"Je ne dis pas tout ce que je pense mais je pense ce que je dis" La formule est signée Najat Vallaud-Belkacem et pourrait résumer à elle seule l'exercice délicat qui est le sien: répondre sincèrement aux journalistes, sans trop en dire non plus.
Dans un long article publié dans M, le magazine du Monde la porte-parole du gouvernement s'exprime sur sa fonction, ses risques, ses inconvénients. Ses prédécesseurs également.

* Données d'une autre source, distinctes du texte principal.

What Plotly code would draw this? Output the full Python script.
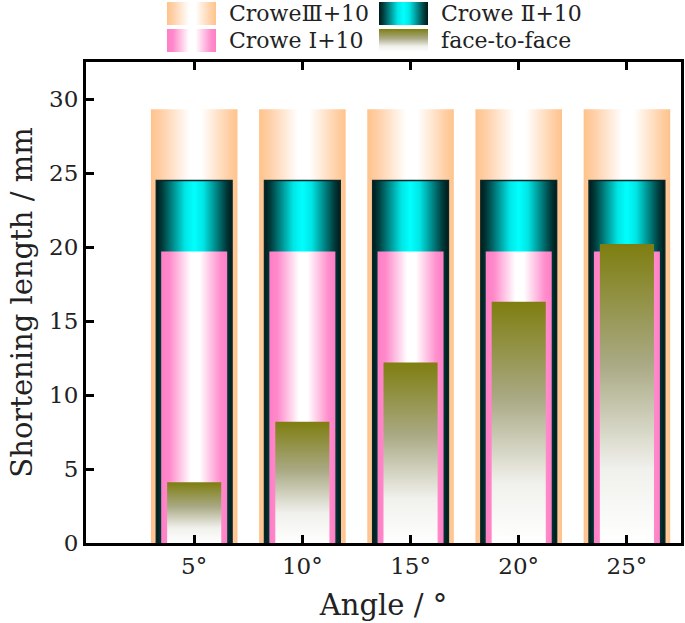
import plotly.graph_objects as go

# ---------------- data ----------------
angles = ["5°", "10°", "15°", "20°", "25°"]
crowe3 = [29.3, 29.3, 29.3, 29.3, 29.3]
crowe2 = [24.5, 24.5, 24.5, 24.5, 24.5]
crowe1 = [19.7, 19.7, 19.7, 19.7, 19.7]
face = [4.1, 8.2, 12.2, 16.3, 20.2]

series_names = ["CroweⅢ+10", "Crowe Ⅱ+10", "Crowe Ⅰ+10", "face-to-face"]

# ---------------- styles ----------------
FONT = "DejaVu Serif, Liberation Serif, serif"
W, H = 685, 623
ML, MR, MT, MB = 86, 4, 0, 80
PAPER_H = H - MT - MB
PLOT_TOP_PX = 62
LEG_BOTTOM_PX = 58

widths = [0.80, 0.70, 0.61, 0.50]
peach_cs = [[0, "#ffc38c"], [0.12, "#ffcfa6"], [0.45, "#ffffff"], [0.58, "#ffffff"], [0.9, "#ffcfa4"], [1, "#ffc38c"]]
teal_cs = [[0, "#001a1a"], [0.08, "#003c3c"], [0.38, "#00e6e6"], [0.5, "#00ffff"], [0.62, "#00e6e6"], [0.92, "#003c3c"], [1, "#001a1a"]]
pink_cs = [[0, "#ff7fc6"], [0.12, "#ff88ca"], [0.45, "#ffffff"], [0.58, "#ffffff"], [0.9, "#ff8ccc"], [1, "#ff7fc6"]]
olive_cs = [[0, "#ffffff"], [0.25, "#f0f0ec"], [0.6, "#a9a984"], [1, "#7e7e10"]]

styles = [
    dict(cs=peach_cs, gtype="horizontal", line=None),
    dict(cs=teal_cs, gtype="horizontal", line="#0a2626"),
    dict(cs=pink_cs, gtype="horizontal", line=None),
    dict(cs=olive_cs, gtype="vertical", line=None),
]

fig = go.Figure()


def bar_poly(i, val, w):
    x0, x1 = i - w / 2, i + w / 2
    return [x0, x1, x1, x0, x0], [0, 0, val, val, 0]


for s, (vals, st, w) in enumerate(zip([crowe3, crowe2, crowe1, face], styles, widths)):
    for i, v in enumerate(vals):
        xs, ys = bar_poly(i, v, w)
        fig.add_trace(go.Scatter(
            x=xs, y=ys, mode="lines", fill="toself",
            line=dict(color=st["line"] if st["line"] else "rgba(0,0,0,0)", width=1.5 if st["line"] else 0),
            fillgradient=dict(type=st["gtype"], colorscale=st["cs"]),
            showlegend=False, hoverinfo="skip", xaxis="x", yaxis="y",
        ))

# ---------------- manual legend (gradient swatches) ----------------
leg_items = [
    (0, 167, 2, 25),
    (1, 379, 2, 25),
    (2, 167, 29, 52),
    (3, 379, 29, 52),
]
for s, lx, ly0, ly1 in leg_items:
    st = styles[s]
    fig.add_trace(go.Scatter(
        x=[lx, lx + 49, lx + 49, lx, lx], y=[ly1, ly1, ly0, ly0, ly1],
        mode="lines", fill="toself",
        line=dict(color="rgba(0,0,0,0)", width=0),
        fillgradient=dict(type=st["gtype"], colorscale=st["cs"]),
        showlegend=False, hoverinfo="skip", xaxis="x2", yaxis="y2",
    ))
    fig.add_annotation(
        x=lx + 60, y=(ly0 + ly1) / 2, xref="x2", yref="y2",
        text=series_names[s], showarrow=False, xanchor="left", yanchor="middle",
        font=dict(family=FONT, size=22, color="#222222"),
    )

main_top = 1 - PLOT_TOP_PX / PAPER_H
leg_bottom = 1 - LEG_BOTTOM_PX / PAPER_H

fig.update_layout(
    width=W, height=H,
    margin=dict(l=ML, r=MR, t=MT, b=MB, autoexpand=False),
    plot_bgcolor="white", paper_bgcolor="white",
    showlegend=False,
    font=dict(family=FONT, color="#222222"),
    xaxis=dict(
        domain=[0, 1], anchor="y", range=[-1.0, 4.5], automargin=False,
        tickmode="array", tickvals=list(range(len(angles))), ticktext=angles,
        ticks="inside", ticklen=8, tickwidth=3, tickcolor="black",
        showline=True, linewidth=3, linecolor="black", mirror="ticks",
        showgrid=False, zeroline=False,
        tickfont=dict(family=FONT, size=23, color="#222222"),
        title=dict(text="Angle / °", font=dict(family=FONT, size=29, color="#222222"), standoff=18),
    ),
    yaxis=dict(
        domain=[0, main_top], anchor="x", range=[0, 32.5], automargin=False,
        tickmode="linear", tick0=0, dtick=5,
        ticks="inside", ticklen=8, tickwidth=3, tickcolor="black",
        showline=True, linewidth=3, linecolor="black", mirror=True,
        showgrid=False, zeroline=False,
        tickfont=dict(family=FONT, size=23, color="#222222"),
        title=dict(text="Shortening length / mm", font=dict(family=FONT, size=29, color="#222222"), standoff=8),
    ),
    xaxis2=dict(domain=[0, 1], anchor="y2", range=[ML, W - MR], visible=False, fixedrange=True),
    yaxis2=dict(domain=[leg_bottom, 1], anchor="x2", range=[LEG_BOTTOM_PX, 0], visible=False, fixedrange=True),
)

fig.write_html("out.html", config={"displayModeBar": False},
               post_script="document.body.style.margin='0';")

Et font même quelques commentaires sur les performances de leur jeune homologue.
Najat Vallaud-Belkacem commence par reconnaître qu'elle "tourne quatorze fois [s]a langue dans [s]a bouche avant de parler au nom d'un collectif et de faire sens". Et raconte la fois où sa langue a justement été un peu imprécise, en novembre dernier :
Après l'assassinat de deux journalistes de RFI, j'ai dit qu'il fallait renforcer notre présence au Mali sans préciser au Nord-Mali. Ça a mis la diplomatie en émoi. On a dû rattraper le coup en faisant le tour des médias.
Et Najat Vallaud-Belkacem de confier que, toute porte-parole qu'elle est, il lui arrive d'avoir, comme tout le monde, des coups de mou :
En fait, le risque est autant de se tromper que d'être mal compris quand chaque mot est scruté, relayé, commenté.
Or, d'une heure à l'autre, on n'est pas forcément au top de sa forme et de sa clarté d'expression. Un mot trop rapide, mal choisi... Et c'est parti pour les interprétations.
Des risques bien connus par Valérie Pécresse, qui porte la parole du gouvernement Fillon pendant plusieurs années, et qui raconte au Monde le jour de la passation de pouvoir, et les conseils qu'elle a pu lui donner :
Najat était anxieuse. Elle prenait conscience de la solennité de la fonction. Je lui ai conseillé de ne pas hésiter à fermer ses réponses. Il vaut mieux dire: 'cette question n'a pas été évoquée en conseil des ministres' que de répondre une bêtise.
Même s'il ne faut pas trop en abuser, sinon à force tu passes pour une buse: si on ne connaît pas la parole du gouvernement, mieux vaut faire autre chose.
Porte-parole du gouvernement Juppé en 1995 puis, en 2011, François Baroin reconnaît à Najat Vallaud-Belkacem des progrès depuis son arrivée au gouvernement :
La tâche de Najat est difficile. C'est sans doute le gouvernement de la Ve République qui a le plus de désaccords. Je n'aimerais pas être à sa place. Mais sincèrement, elle fait bien le job.
Oui, je suis indulgent mais il y a une sorte de confraternité, entre anciens.